Five by Five

yes, you can trace my lost of faith back to when my mother died but it has more to do with her burial than anything else.

in guayaquil, we bury the dead in above ground open air mausoleums. i dont know the reasoning behind this. i believe they do the same in new orleans because caskets, last breaths, marsh land and rain lead to horror stories for children and groundskeepers alike. like most things third world, chances are it has to do with economics.

the rich get family or even single structures where the inheritors get to visit them shielded from the heavy noon sun and indigenous eyes. most of my family gets the outdoor treatment. its a very basic structure; three levels of alabaster cement, each level houses four by twenty rows of mini-headstones.

my mother is on the top level by the northeast corner in one of the middle rows. a perfect spot really. you dont have to sit on the floor or hunch extensively to speak to her. you dont have to tippy toe or strain your neck as if looking for in the heavens. shes right in front of you, you can speak with her just as if she was still here.
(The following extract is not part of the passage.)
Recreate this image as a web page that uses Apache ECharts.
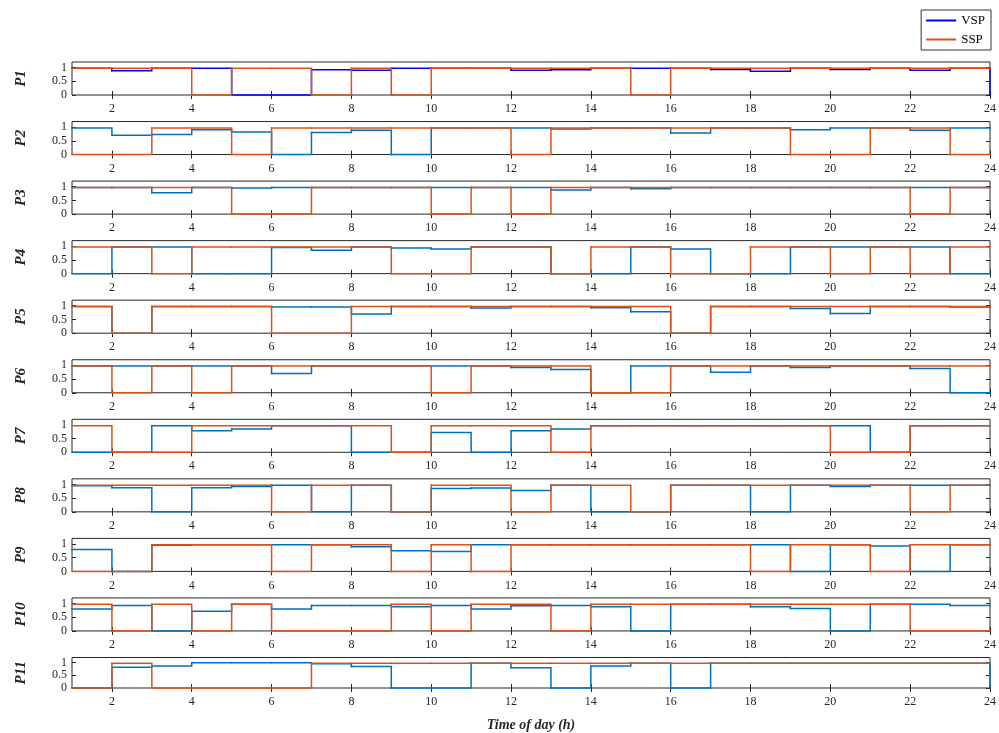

the headstones are another measure of class or the desire to elevate up the ladder after the fact. barebones means just a simple square with the basic info. highend means marble and a photo etching with plastic flowers, the presence of a saint with votives to hold candles all kept safe behind mylar and a lock. the mylar enclosure is pretty important since anything left at the end of the day can be potentially sold again the next morning.

the view from mami’s resting place totally blocks out the city. the potential for earthquakes keeps the ecuadorian skyline grounded so i don’t see any towers in the horizon. to the left i see more mausoleums, a figure of christ on the mountain top and tin solares grouped together on the slope. on the right is the oldest part of the cemetery, the psychiatric hospital that looks more like a route 66 econo lodge and behind me are low sloping hills that almost make me believe we aren’t in the city except for the roar of the highway less than a hundred yards away.

most days, the highway isn’t what grabs my attention as much as the roar of bulldozers cutting into the earth making room for more mausoleums. my grandma has always lived a mile from the cemetery and i was always fascinated by both the messiah watching over the shantytown and the never ending construction wondering what will run out first– people passing away or the mountain. raised as a city boy, i always thought we would run out of earth first.

things change as i am leaving the cemetery, the closer you get to the exit gates the narrower the walls become and, as such, the dates on the headstones shorten. you pass from adults to teens to kids and finally lives measured by days and hours. all the times i would come to the cemetery, i would be so wrapped in thoughts of my mother that i barely noticed this pattern going in but always was caught off guard on the way out.

so as my tenth grade religion teacher reviews the sacraments in a basement thats been remade as a class room, i think back on the graves in cement right by the sound of passing cars and question why some of them will never see a catholic heaven because sister says they all carry original sin– a burden that excludes them from the love of the lord. they say that all these lost souls find their way to limbo where they’ll remain till the next messiah. which sounds like some bullshit to me.

i must have asked at least three times in the hope that there was some kind of out clause sister was overlooking but no go. so right then, right there, i decided catholicism was bullshit. a divorce 11 years in the making, as even at 5 i was testing the powers that be by openly cursing in church.

i still follow the rituals for what they are, mnemonic movements designed to bring us to supplication, confession and (hopefully) some redemption. church isnt the only place i can find god though i know my mother prefers the gothic walls over the rumble of excavation.